I can understand being angry but paying for the things you use is the one way to create alternatives to these services that are literally taking advantage of their users for profit as you put it. Lots of web services that are big "gotta make money" companies started out offering us free or inexpensive alternatives to the companies that were overcharging us and gouging us.

The fact that they've got too big is an issue with capitalism not the concept that people shouldn't have to pay for the things they use.

The Internet is full of ads because ads pay bills and keep the lights on.

I run some of those services that people use. 24/7 I have been doing so for years.

That does costs a lot of time and energy, i ask nothing In return. Well except they they wont be upset with me In person when i end up going dark. ( I’ll make sure to opensource provide it all naturally. )

Right now on lemmy, you are using a free service running on someones computer, there are no ads nor subscriptions to support it. If it would then i would be spinning up my own instance quicker then bender can imagine his own themapark.

The alternative isn't just possible, but the default way people have gotten things done since prehistoric times. Do things because we want to, share resources, providing for others. Lift everyone else up and you too will rise.
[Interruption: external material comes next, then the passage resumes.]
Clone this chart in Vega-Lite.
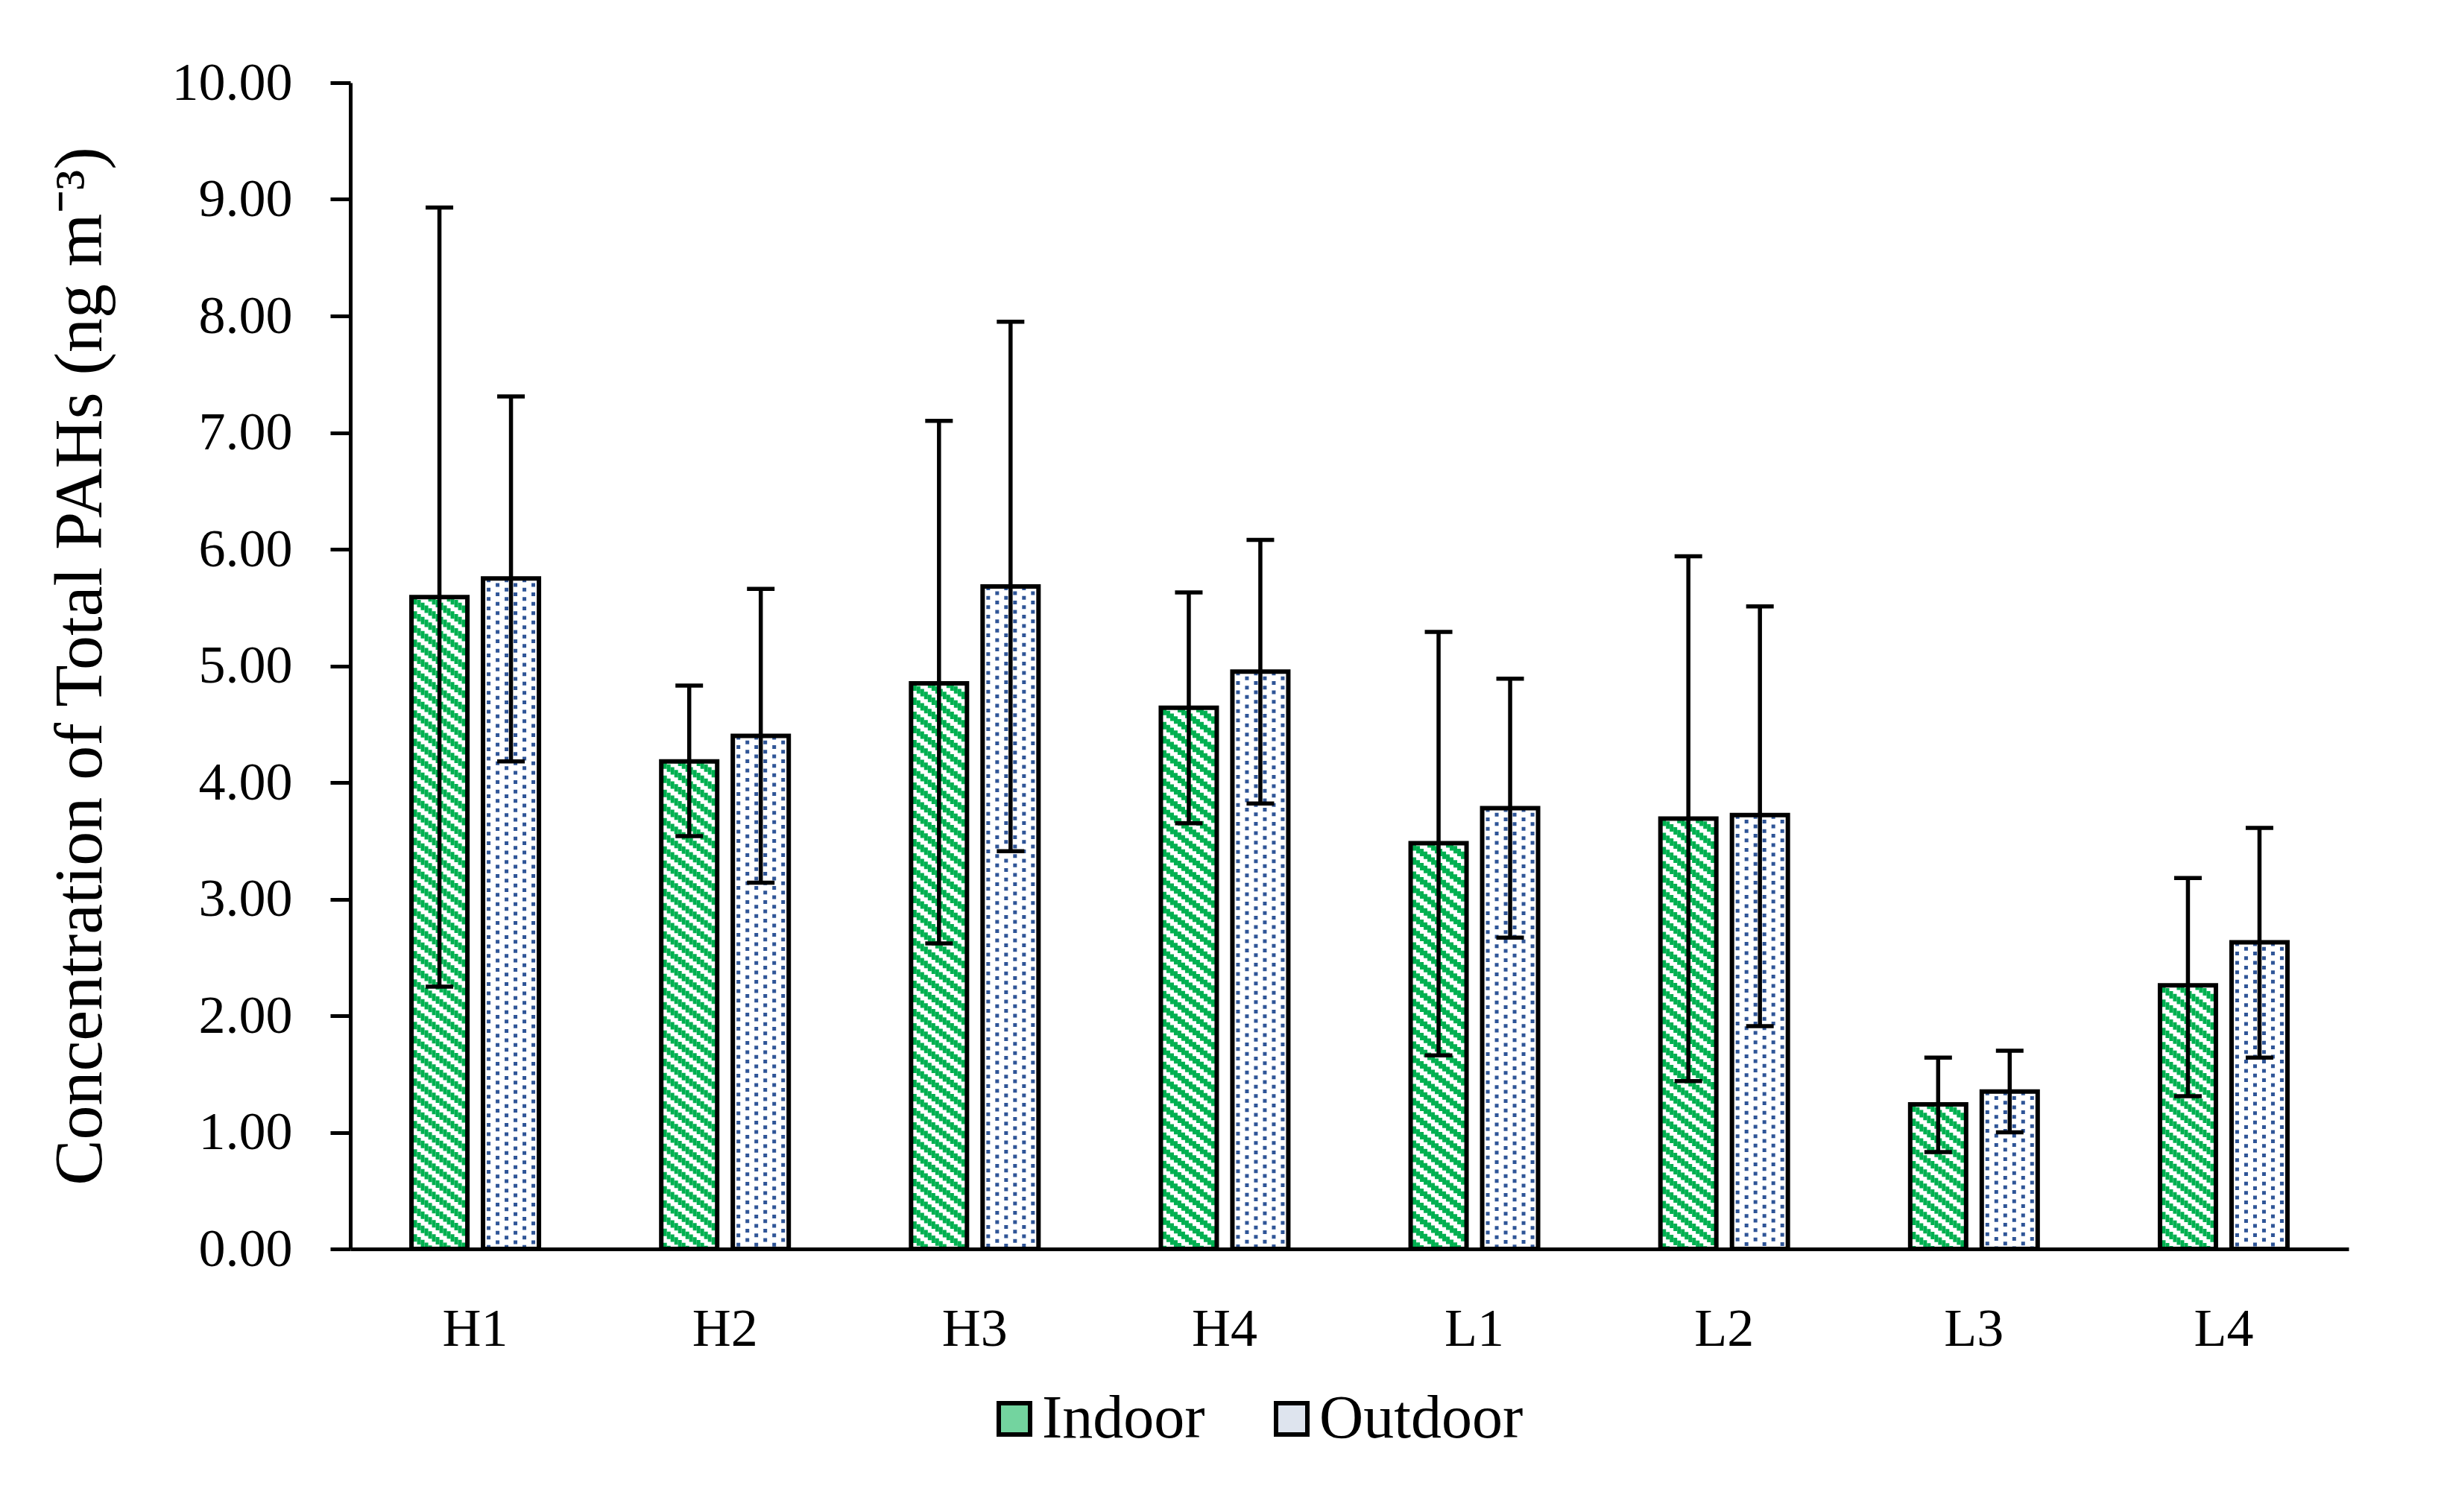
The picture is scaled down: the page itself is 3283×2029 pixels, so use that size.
{
  "$schema": "https://vega.github.io/schema/vega-lite/v6.json",
  "width": 2681,
  "height": 1565,
  "autosize": {"type": "none"},
  "padding": {"left": 470, "top": 111, "right": 132, "bottom": 353},
  "background": "white",
  "data": {
    "values": [
      {"site": "H1", "type": "Indoor", "mean": 5.59, "lo": 2.25, "hi": 8.93},
      {"site": "H1", "type": "Outdoor", "mean": 5.75, "lo": 4.18, "hi": 7.31},
      {"site": "H2", "type": "Indoor", "mean": 4.18, "lo": 3.54, "hi": 4.83},
      {"site": "H2", "type": "Outdoor", "mean": 4.40, "lo": 3.14, "hi": 5.66},
      {"site": "H3", "type": "Indoor", "mean": 4.85, "lo": 2.62, "hi": 7.10},
      {"site": "H3", "type": "Outdoor", "mean": 5.68, "lo": 3.41, "hi": 7.95},
      {"site": "H4", "type": "Indoor", "mean": 4.64, "lo": 3.65, "hi": 5.63},
      {"site": "H4", "type": "Outdoor", "mean": 4.95, "lo": 3.82, "hi": 6.08},
      {"site": "L1", "type": "Indoor", "mean": 3.48, "lo": 1.66, "hi": 5.29},
      {"site": "L1", "type": "Outdoor", "mean": 3.78, "lo": 2.67, "hi": 4.89},
      {"site": "L2", "type": "Indoor", "mean": 3.69, "lo": 1.44, "hi": 5.94},
      {"site": "L2", "type": "Outdoor", "mean": 3.72, "lo": 1.91, "hi": 5.51},
      {"site": "L3", "type": "Indoor", "mean": 1.24, "lo": 0.83, "hi": 1.64},
      {"site": "L3", "type": "Outdoor", "mean": 1.35, "lo": 1.00, "hi": 1.70},
      {"site": "L4", "type": "Indoor", "mean": 2.26, "lo": 1.31, "hi": 3.18},
      {"site": "L4", "type": "Outdoor", "mean": 2.63, "lo": 1.64, "hi": 3.61}
    ]
  },
  "encoding": {
    "x": {
      "field": "site", "type": "nominal", "sort": null,
      "scale": {"paddingInner": 0.5, "paddingOuter": 0.25},
      "axis": {"title": null, "ticks": false, "labelPadding": 72, "labelAngle": 0}
    },
    "y": {
      "field": "mean", "type": "quantitative",
      "scale": {"domain": [0, 10], "nice": false, "zero": true},
      "title": "Concentration of Total PAHs (ng m⁻³)",
      "axis": {
        "values": [0, 1, 2, 3, 4, 5, 6, 7, 8, 9, 10],
        "format": ".2f", "tickSize": 27, "labelPadding": 51,
        "titleFontSize": 92, "titleFontWeight": "normal", "titlePadding": 116
      }
    }
  },
  "layer": [
    {"transform": [{"filter": "datum.type === 'Indoor'"}], "mark": {"type": "rule", "color": "#00b050", "strokeWidth": 5, "strokeDash": [10, 9], "strokeDashOffset": 0, "xOffset": -80.5}, "encoding": {"y2": {"datum": 0}}},
    {"transform": [{"filter": "datum.type === 'Indoor'"}], "mark": {"type": "rule", "color": "#00b050", "strokeWidth": 5, "strokeDash": [10, 9], "strokeDashOffset": 15.2, "xOffset": -75.5}, "encoding": {"y2": {"datum": 0}}},
    {"transform": [{"filter": "datum.type === 'Indoor'"}], "mark": {"type": "rule", "color": "#00b050", "strokeWidth": 5, "strokeDash": [10, 9], "strokeDashOffset": 11.4, "xOffset": -70.5}, "encoding": {"y2": {"datum": 0}}},
    {"transform": [{"filter": "datum.type === 'Indoor'"}], "mark": {"type": "rule", "color": "#00b050", "strokeWidth": 5, "strokeDash": [10, 9], "strokeDashOffset": 7.6, "xOffset": -65.5}, "encoding": {"y2": {"datum": 0}}},
    {"transform": [{"filter": "datum.type === 'Indoor'"}], "mark": {"type": "rule", "color": "#00b050", "strokeWidth": 5, "strokeDash": [10, 9], "strokeDashOffset": 3.8, "xOffset": -60.5}, "encoding": {"y2": {"datum": 0}}},
    {"transform": [{"filter": "datum.type === 'Indoor'"}], "mark": {"type": "rule", "color": "#00b050", "strokeWidth": 5, "strokeDash": [10, 9], "strokeDashOffset": 0, "xOffset": -55.5}, "encoding": {"y2": {"datum": 0}}},
    {"transform": [{"filter": "datum.type === 'Indoor'"}], "mark": {"type": "rule", "color": "#00b050", "strokeWidth": 5, "strokeDash": [10, 9], "strokeDashOffset": 15.2, "xOffset": -50.5}, "encoding": {"y2": {"datum": 0}}},
    {"transform": [{"filter": "datum.type === 'Indoor'"}], "mark": {"type": "rule", "color": "#00b050", "strokeWidth": 5, "strokeDash": [10, 9], "strokeDashOffset": 11.4, "xOffset": -45.5}, "encoding": {"y2": {"datum": 0}}},
    {"transform": [{"filter": "datum.type === 'Indoor'"}], "mark": {"type": "rule", "color": "#00b050", "strokeWidth": 5, "strokeDash": [10, 9], "strokeDashOffset": 7.6, "xOffset": -40.5}, "encoding": {"y2": {"datum": 0}}},
    {"transform": [{"filter": "datum.type === 'Indoor'"}], "mark": {"type": "rule", "color": "#00b050", "strokeWidth": 5, "strokeDash": [10, 9], "strokeDashOffset": 3.8, "xOffset": -35.5}, "encoding": {"y2": {"datum": 0}}},
    {"transform": [{"filter": "datum.type === 'Indoor'"}], "mark": {"type": "rule", "color": "#00b050", "strokeWidth": 5, "strokeDash": [10, 9], "strokeDashOffset": 0, "xOffset": -30.5}, "encoding": {"y2": {"datum": 0}}},
    {"transform": [{"filter": "datum.type === 'Indoor'"}], "mark": {"type": "rule", "color": "#00b050", "strokeWidth": 5, "strokeDash": [10, 9], "strokeDashOffset": 15.2, "xOffset": -25.5}, "encoding": {"y2": {"datum": 0}}},
    {"transform": [{"filter": "datum.type === 'Indoor'"}], "mark": {"type": "rule", "color": "#00b050", "strokeWidth": 5, "strokeDash": [10, 9], "strokeDashOffset": 11.4, "xOffset": -20.5}, "encoding": {"y2": {"datum": 0}}},
    {"transform": [{"filter": "datum.type === 'Indoor'"}], "mark": {"type": "rule", "color": "#00b050", "strokeWidth": 5, "strokeDash": [10, 9], "strokeDashOffset": 7.6, "xOffset": -15.5}, "encoding": {"y2": {"datum": 0}}},
    {"transform": [{"filter": "datum.type === 'Outdoor'"}], "mark": {"type": "rule", "color": "#2f5597", "strokeWidth": 5, "strokeDash": [5, 7.6], "strokeDashOffset": 0, "xOffset": 18}, "encoding": {"y2": {"datum": 0}}},
    {"transform": [{"filter": "datum.type === 'Outdoor'"}], "mark": {"type": "rule", "color": "#2f5597", "strokeWidth": 5, "strokeDash": [5, 7.6], "strokeDashOffset": 6.3, "xOffset": 30}, "encoding": {"y2": {"datum": 0}}},
    {"transform": [{"filter": "datum.type === 'Outdoor'"}], "mark": {"type": "rule", "color": "#2f5597", "strokeWidth": 5, "strokeDash": [5, 7.6], "strokeDashOffset": 0, "xOffset": 42}, "encoding": {"y2": {"datum": 0}}},
    {"transform": [{"filter": "datum.type === 'Outdoor'"}], "mark": {"type": "rule", "color": "#2f5597", "strokeWidth": 5, "strokeDash": [5, 7.6], "strokeDashOffset": 6.3, "xOffset": 54}, "encoding": {"y2": {"datum": 0}}},
    {"transform": [{"filter": "datum.type === 'Outdoor'"}], "mark": {"type": "rule", "color": "#2f5597", "strokeWidth": 5, "strokeDash": [5, 7.6], "strokeDashOffset": 0, "xOffset": 66}, "encoding": {"y2": {"datum": 0}}},
    {"transform": [{"filter": "datum.type === 'Outdoor'"}], "mark": {"type": "rule", "color": "#2f5597", "strokeWidth": 5, "strokeDash": [5, 7.6], "strokeDashOffset": 6.3, "xOffset": 78}, "encoding": {"y2": {"datum": 0}}},
    {
      "transform": [{"filter": "datum.type === 'Indoor'"}],
      "mark": {"type": "bar", "width": 75, "fill": "transparent", "stroke": "black", "strokeWidth": 6, "xOffset": -48},
      "encoding": {"y2": {"datum": 0}}
    },
    {
      "transform": [{"filter": "datum.type === 'Outdoor'"}],
      "mark": {"type": "bar", "width": 75, "fill": "transparent", "stroke": "black", "strokeWidth": 6, "xOffset": 48},
      "encoding": {"y2": {"datum": 0}}
    },
    {
      "mark": {"type": "point", "size": 0, "filled": true, "opacity": 0, "stroke": "black", "strokeWidth": 6, "shape": "square"},
      "encoding": {
        "fill": {
          "field": "type", "type": "nominal",
          "scale": {"domain": ["Indoor", "Outdoor"], "range": ["#73d49f", "#dee4ee"]},
          "legend": {
            "title": null, "orient": "none", "direction": "horizontal",
            "legendX": 850, "legendY": 1752, "padding": 0,
            "symbolType": "square", "symbolSize": 1764,
            "symbolStrokeColor": "black", "symbolStrokeWidth": 6, "symbolOpacity": 1,
            "labelFont": "Liberation Serif", "labelFontSize": 82, "labelColor": "black",
            "labelLimit": 0, "labelOffset": -4, "columnPadding": 75,
            "encode": {
              "symbols": {
                "update": {
                  "stroke": {"value": "black"},
                  "strokeWidth": {"value": 6},
                  "opacity": {"value": 1},
                  "strokeOpacity": {"value": 1},
                  "fillOpacity": {"value": 1}
                }
              }
            }
          }
        }
      }
    },
    {"transform": [{"filter": "datum.type === 'Indoor'"}], "mark": {"type": "rule", "color": "black", "strokeWidth": 5.5, "xOffset": -48}, "encoding": {"y": {"field": "lo", "type": "quantitative"}, "y2": {"field": "hi"}}},
    {"transform": [{"filter": "datum.type === 'Outdoor'"}], "mark": {"type": "rule", "color": "black", "strokeWidth": 5.5, "xOffset": 48}, "encoding": {"y": {"field": "lo", "type": "quantitative"}, "y2": {"field": "hi"}}},
    {"transform": [{"filter": "datum.type === 'Indoor'"}], "mark": {"type": "tick", "color": "black", "size": 37, "thickness": 5.5, "opacity": 1, "xOffset": -48}, "encoding": {"y": {"field": "lo", "type": "quantitative"}}},
    {"transform": [{"filter": "datum.type === 'Indoor'"}], "mark": {"type": "tick", "color": "black", "size": 37, "thickness": 5.5, "opacity": 1, "xOffset": -48}, "encoding": {"y": {"field": "hi", "type": "quantitative"}}},
    {"transform": [{"filter": "datum.type === 'Outdoor'"}], "mark": {"type": "tick", "color": "black", "size": 37, "thickness": 5.5, "opacity": 1, "xOffset": 48}, "encoding": {"y": {"field": "lo", "type": "quantitative"}}},
    {"transform": [{"filter": "datum.type === 'Outdoor'"}], "mark": {"type": "tick", "color": "black", "size": 37, "thickness": 5.5, "opacity": 1, "xOffset": 48}, "encoding": {"y": {"field": "hi", "type": "quantitative"}}}
  ],
  "config": {
    "view": {"stroke": null},
    "axis": {
      "domainColor": "black", "domainWidth": 5, "tickColor": "black", "tickWidth": 5,
      "labelColor": "black", "titleColor": "black",
      "labelFont": "Liberation Serif", "titleFont": "Liberation Serif",
      "labelFontSize": 72, "grid": false
    }
  }
}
What i see when i observe services that complain about not being able to sustain without some form of financing is a lack of motivation and passion. To me they are a red flag that they are disfunctioneel by nature. I lose completely faith in there ability to provide competence or quality.

Of course i do understand that being unwilling to compromise morality under treat of poverty is an exception rather then rule.

But honestly how people do this shit and Not want to kill themselves in shame is actually weird to me.